=== PROVIDED DATA ===
● ● ●
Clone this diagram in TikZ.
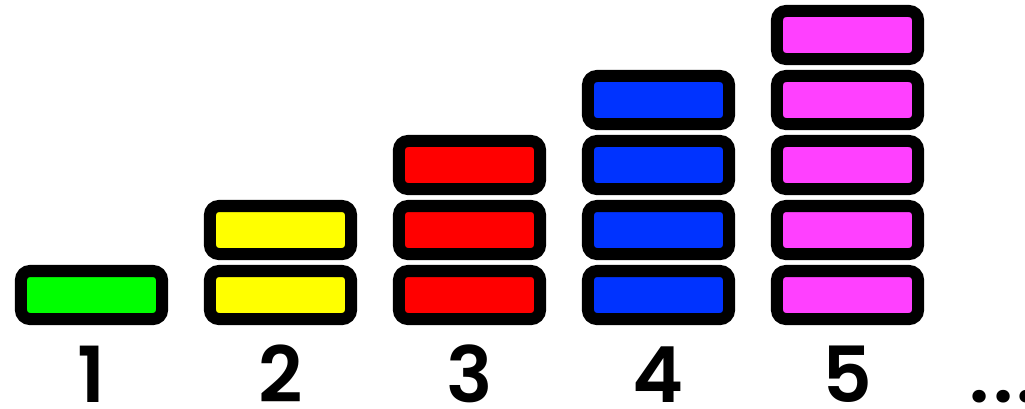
\documentclass[tikz,border=0pt]{standalone}
\usepackage{fontspec}
\setmainfont{Poppins}
\newfontfamily\numfont{Poppins SemiBold}
\usepackage{tikz}

\definecolor{brickgreen}{HTML}{00FF00}
\definecolor{brickyellow}{HTML}{FFFF00}
\definecolor{brickred}{HTML}{FF0000}
\definecolor{brickblue}{HTML}{0033FF}
\definecolor{brickpink}{HTML}{FF40FF}

\begin{document}
\begin{tikzpicture}[x=0.01cm,y=0.01cm,
	brick/.style={draw=black,line width=0.12cm,rounded corners=0.09cm,
		minimum width=1.41cm,minimum height=0.48cm,inner sep=0pt,outer sep=0pt},
	num/.style={anchor=base,inner sep=0pt,font=\fontsize{22}{22}\selectfont\numfont}]
		\useasboundingbox (0,0) rectangle (1025,408);
		\foreach \n/\c in {1/brickgreen,2/brickyellow,3/brickred,4/brickblue,5/brickpink} {
			\foreach \k in {1,...,\n} {
				\node[brick,fill=\c] (b\n-\k) at ({91.5+(\n-1)*189},{113+(\k-1)*65}) {};
			}
			\node[num] (n\n) at ({91.5+(\n-1)*189},6) {\n};
		}
		\node[num,anchor=base west] (dots) at (969,6) {.\hspace{0.035cm}.\hspace{0.035cm}.};
		\end{tikzpicture}
\end{document}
● ● ●
=== EXERCISE DIRECTIONS ===
Pictures are excluded; copy all other data exactly as shown.

=== COMPLETE OUTPUT ===
Clone this diagram in TikZ.
\documentclass[tikz,border=0pt]{standalone}
\usepackage{fontspec}
\setmainfont{Poppins}
\newfontfamily\numfont{Poppins SemiBold}
\usepackage{tikz}

\definecolor{brickgreen}{HTML}{00FF00}
\definecolor{brickyellow}{HTML}{FFFF00}
\definecolor{brickred}{HTML}{FF0000}
\definecolor{brickblue}{HTML}{0033FF}
\definecolor{brickpink}{HTML}{FF40FF}

\begin{document}
\begin{tikzpicture}[x=0.01cm,y=0.01cm,
	brick/.style={draw=black,line width=0.12cm,rounded corners=0.09cm,
		minimum width=1.41cm,minimum height=0.48cm,inner sep=0pt,outer sep=0pt},
	num/.style={anchor=base,inner sep=0pt,font=\fontsize{22}{22}\selectfont\numfont}]
		\useasboundingbox (0,0) rectangle (1025,408);
		\foreach \n/\c in {1/brickgreen,2/brickyellow,3/brickred,4/brickblue,5/brickpink} {
			\foreach \k in {1,...,\n} {
				\node[brick,fill=\c] (b\n-\k) at ({91.5+(\n-1)*189},{113+(\k-1)*65}) {};
			}
			\node[num] (n\n) at ({91.5+(\n-1)*189},6) {\n};
		}
		\node[num,anchor=base west] (dots) at (969,6) {.\hspace{0.035cm}.\hspace{0.035cm}.};
		\end{tikzpicture}
\end{document}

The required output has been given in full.